INTRODUCTION

Urszula Nowakowska


The following report on the changing situation of Polish women in the 1990s covers a wide range of areas, including education, family, the labor market, and public life. The report deals also with violence directed against women, with women's place in the media and the ways in which the media represent women, with the government's policies towards women, and with the difficult question of women's health care and their reproductive rights. The report focuses on legal regulations, legislative changes, and the actual daily practice. The statistical data contained in the report is occasionally less current than we might wish. However, one must allow that statistical studies are time consuming, with results frequently published two or three years after the actual research.

After the 1989 peaceful "revolution," the situation of women in the society and the family has, in many respects, become even worse than before. The hardship of the transition period affected women more than men. Introducing certain necessary economic and social reforms was deemed a priority. While the implementation of these reforms was supposed to improve the situation of all social groups, their particular impact on women was not considered. At the same time, the rights and liberties of women became the object of attacks by ultraconservative social and political activists. After a battle of several years, a restrictive law limiting women's access to abortion was put in place. Following this development, sexual education in the schools was halted, government subsidies for contraceptives were withdrawn, and government programs for the advancement of women and for equality of women and men were forfeited. Legal guarantees protecting the woman's job during her child care leave were weakened. Attempts to pass a law to guarantee equal rights of women and men have failed, as has the attempt to set up a parliamentary commission to deal with issues of equality between the sexes. The government has not begun to carry out the National Plan of Action for Women, which was to be implemented in its first stage by the year 2000.

The question of the equality of men and women in public and family life has never been seriously debated in Poland. A traditional, patriarchal model of the family, supported by the Catholic Church, predominates. Any proposals aimed at making the opportunities of men and women equal or at eliminating gender based discrimination are being ridiculed by the right-wing politicians as a remnant of communist ideology or are condemned as contradicting natural law. The fact that what was described as women's emancipation under communism actually resulted in women bearing a double burden of responsibilities serves today as an argument in support of the traditional value system. Nevertheless, increasing numbers of women wish now to have professional careers and prefer a partnership-based model of the family, regardless of the husband's income level. Meanwhile, the Catholic Church and the conservative politicians hold that women's primary role must again consist in child-bearing and child-rearing: women may only be allowed to have professional careers provided that these do not interfere with their basic responsibilities of looking after the children and taking care of the home.

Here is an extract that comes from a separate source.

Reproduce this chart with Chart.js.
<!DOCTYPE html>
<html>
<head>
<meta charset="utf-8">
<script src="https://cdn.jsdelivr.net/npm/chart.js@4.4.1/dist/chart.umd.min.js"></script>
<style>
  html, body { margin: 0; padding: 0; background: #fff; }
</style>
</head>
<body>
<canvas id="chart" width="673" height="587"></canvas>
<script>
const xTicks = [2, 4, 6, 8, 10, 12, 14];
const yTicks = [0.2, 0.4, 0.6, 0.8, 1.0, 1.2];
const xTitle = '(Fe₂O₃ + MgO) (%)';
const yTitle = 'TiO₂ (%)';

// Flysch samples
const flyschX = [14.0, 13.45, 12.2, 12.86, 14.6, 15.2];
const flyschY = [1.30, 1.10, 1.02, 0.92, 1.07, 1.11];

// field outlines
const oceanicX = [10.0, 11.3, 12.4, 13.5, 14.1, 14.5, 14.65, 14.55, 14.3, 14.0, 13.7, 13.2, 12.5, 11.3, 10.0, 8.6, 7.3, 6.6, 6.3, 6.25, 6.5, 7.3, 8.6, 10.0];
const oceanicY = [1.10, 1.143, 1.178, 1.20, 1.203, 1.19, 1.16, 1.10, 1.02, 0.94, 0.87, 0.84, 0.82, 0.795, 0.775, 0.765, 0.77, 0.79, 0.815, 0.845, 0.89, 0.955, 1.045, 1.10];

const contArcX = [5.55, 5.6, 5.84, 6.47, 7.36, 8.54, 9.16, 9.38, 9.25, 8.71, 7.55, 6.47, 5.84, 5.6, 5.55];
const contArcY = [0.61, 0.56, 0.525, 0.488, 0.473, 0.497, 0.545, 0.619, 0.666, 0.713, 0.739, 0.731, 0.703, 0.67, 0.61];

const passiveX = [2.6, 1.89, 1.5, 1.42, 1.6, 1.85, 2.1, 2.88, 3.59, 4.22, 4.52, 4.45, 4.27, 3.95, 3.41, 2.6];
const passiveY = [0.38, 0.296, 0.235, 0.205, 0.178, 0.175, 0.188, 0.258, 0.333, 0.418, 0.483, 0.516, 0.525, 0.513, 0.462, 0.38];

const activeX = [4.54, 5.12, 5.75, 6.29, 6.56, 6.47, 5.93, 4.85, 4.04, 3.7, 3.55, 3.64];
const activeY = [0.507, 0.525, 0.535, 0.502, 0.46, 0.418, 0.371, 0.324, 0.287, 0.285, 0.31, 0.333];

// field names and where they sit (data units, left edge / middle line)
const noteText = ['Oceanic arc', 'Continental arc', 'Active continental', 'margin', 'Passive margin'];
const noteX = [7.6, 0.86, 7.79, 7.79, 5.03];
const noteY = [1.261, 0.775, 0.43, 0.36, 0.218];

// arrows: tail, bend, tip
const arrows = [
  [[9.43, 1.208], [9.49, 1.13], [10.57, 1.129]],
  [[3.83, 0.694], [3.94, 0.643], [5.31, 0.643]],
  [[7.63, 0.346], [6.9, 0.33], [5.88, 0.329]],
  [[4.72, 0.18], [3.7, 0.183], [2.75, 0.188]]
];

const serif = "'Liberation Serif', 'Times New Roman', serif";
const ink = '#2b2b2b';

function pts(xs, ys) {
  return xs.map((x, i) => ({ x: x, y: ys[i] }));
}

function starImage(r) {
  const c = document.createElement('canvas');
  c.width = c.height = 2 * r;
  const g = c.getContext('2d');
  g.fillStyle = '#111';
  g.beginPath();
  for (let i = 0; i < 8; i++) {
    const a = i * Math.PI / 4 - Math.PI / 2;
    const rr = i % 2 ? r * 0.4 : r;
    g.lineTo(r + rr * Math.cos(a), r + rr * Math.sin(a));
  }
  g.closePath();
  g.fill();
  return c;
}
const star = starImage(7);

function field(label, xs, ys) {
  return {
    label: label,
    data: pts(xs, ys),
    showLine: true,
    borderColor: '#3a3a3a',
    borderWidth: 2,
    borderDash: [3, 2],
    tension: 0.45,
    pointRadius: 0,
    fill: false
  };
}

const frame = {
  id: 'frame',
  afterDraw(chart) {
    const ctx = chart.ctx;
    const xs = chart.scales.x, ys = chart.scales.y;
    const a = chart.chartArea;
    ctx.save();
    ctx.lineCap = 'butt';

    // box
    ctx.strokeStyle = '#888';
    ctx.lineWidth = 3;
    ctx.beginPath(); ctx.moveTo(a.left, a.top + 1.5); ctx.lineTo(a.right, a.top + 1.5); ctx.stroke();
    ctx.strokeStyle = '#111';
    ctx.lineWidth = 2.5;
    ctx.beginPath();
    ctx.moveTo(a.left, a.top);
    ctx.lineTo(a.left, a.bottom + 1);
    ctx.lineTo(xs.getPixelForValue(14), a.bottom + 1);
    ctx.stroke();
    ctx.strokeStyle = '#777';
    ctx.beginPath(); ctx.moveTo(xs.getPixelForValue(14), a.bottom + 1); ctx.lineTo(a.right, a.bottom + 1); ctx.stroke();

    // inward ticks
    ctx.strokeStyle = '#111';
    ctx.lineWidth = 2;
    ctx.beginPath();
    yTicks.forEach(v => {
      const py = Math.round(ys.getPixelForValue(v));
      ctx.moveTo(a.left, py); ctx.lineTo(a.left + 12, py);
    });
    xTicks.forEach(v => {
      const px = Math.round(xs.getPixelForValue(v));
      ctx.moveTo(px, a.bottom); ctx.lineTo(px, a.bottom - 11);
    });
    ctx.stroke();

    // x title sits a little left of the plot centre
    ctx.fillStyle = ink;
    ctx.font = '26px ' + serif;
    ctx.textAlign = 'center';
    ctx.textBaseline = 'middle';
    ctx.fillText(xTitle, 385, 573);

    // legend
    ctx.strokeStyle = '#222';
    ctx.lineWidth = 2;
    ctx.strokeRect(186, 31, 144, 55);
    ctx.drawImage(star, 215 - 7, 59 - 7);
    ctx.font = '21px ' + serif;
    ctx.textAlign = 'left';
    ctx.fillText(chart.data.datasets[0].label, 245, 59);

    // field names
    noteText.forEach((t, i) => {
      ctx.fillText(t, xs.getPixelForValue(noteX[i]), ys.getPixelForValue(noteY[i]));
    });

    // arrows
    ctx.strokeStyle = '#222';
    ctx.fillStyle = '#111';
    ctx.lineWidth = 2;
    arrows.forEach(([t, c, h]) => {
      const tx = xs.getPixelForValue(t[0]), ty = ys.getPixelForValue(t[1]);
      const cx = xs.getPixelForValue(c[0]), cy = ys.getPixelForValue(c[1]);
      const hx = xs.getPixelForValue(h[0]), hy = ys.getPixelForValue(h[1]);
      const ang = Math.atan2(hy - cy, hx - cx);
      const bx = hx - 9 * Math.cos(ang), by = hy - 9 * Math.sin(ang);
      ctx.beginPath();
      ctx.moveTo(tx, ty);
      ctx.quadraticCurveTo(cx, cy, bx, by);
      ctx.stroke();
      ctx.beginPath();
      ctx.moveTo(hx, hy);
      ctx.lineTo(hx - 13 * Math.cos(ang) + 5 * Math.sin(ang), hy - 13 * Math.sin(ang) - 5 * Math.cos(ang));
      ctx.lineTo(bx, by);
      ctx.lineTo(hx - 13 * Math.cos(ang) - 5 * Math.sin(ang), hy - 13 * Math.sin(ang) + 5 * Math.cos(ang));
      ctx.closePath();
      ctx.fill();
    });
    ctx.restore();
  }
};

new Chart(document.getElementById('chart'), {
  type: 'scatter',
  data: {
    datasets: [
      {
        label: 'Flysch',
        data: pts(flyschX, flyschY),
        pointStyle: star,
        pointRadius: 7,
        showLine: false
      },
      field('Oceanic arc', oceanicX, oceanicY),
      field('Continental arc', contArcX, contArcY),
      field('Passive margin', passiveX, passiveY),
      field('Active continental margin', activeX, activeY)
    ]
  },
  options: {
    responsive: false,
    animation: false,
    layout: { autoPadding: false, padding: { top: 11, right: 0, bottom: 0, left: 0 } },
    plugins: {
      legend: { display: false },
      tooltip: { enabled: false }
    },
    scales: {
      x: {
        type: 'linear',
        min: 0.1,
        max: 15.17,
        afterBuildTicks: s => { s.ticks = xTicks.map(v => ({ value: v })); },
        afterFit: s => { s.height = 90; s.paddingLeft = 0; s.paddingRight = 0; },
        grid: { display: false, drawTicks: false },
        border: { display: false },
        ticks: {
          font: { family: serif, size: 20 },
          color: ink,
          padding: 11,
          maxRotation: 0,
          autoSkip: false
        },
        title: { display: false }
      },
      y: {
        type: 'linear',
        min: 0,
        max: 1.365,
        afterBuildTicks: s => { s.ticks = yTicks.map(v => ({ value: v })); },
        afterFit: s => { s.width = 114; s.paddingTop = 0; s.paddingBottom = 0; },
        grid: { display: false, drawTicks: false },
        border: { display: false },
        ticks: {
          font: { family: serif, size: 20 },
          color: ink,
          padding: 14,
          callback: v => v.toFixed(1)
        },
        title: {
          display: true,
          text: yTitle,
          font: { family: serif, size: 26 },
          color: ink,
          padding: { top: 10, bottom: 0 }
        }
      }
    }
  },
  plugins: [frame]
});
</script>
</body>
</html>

This is not to say that the past decade has seen nothing but a deterioration of women's situation. The report describes also positive changes, such as equal access to maternity leave for men and women, and an anti-discrimination clause incorporated into the labor code. The development of the National Program for Women and the co-operation among NGOs, the Government's Plenipotentiary for the Family and the Women's Parliamentary Caucus were also important successes. Women's consciousness of their rights and liberties has grown. Women are increasingly able to identify the instances and comprehend the nature of discriminatory practice.

Much of the report concerns the law, which has been analyzed with regard to guarantees of equality between the sexes. Our intention was to show that all rights are interdependent and interrelated, so that we cannot consider the position of women in the labor market or in public life while ignoring their status in the family. There is no doubt that legal regulations concerning marriage and the woman's position in the family affect her other social roles. For example, if the law puts the responsibility for child care exclusively on the woman's shoulders (when parental leave is available only to women), or if a policy fails to promote the father's involvement in family responsibilities, women's opportunities in the labor market are diminished even though the pertinent labor laws may not discriminate directly against women. On the other hand, discrimination against women in the labor market leads to their economic dependence on male partners, and consequently increases their vulnerability to domestic violence. We cannot, therefore, work successfully to increase women's access to politics or fight discrimination in the labor market if we simultaneously neglect the woman's position in the family, as it was, in fact, neglected during the communist past.

It is not enough to adopt a good law; there must also be mechanisms for its implementation. A law can be a powerful tool, which we must learn to use to our advantage. We must also learn to use any means at our disposal to change a law that is not satisfactory and that fails to provide us with adequate and sufficient guarantees.

We hope that this report offers the readers comprehensive information about the situation of women in Poland in the nineties, and that it may help to identify fields of discrimination in the law, in its application, and in everyday life. Awareness of the problem is the first step towards positive change. We also hope that by pointing to areas where the existing laws are found deficient, the present report may serve as a source of inspiration to both the legislators and the NGOs that work for equality between the men and women.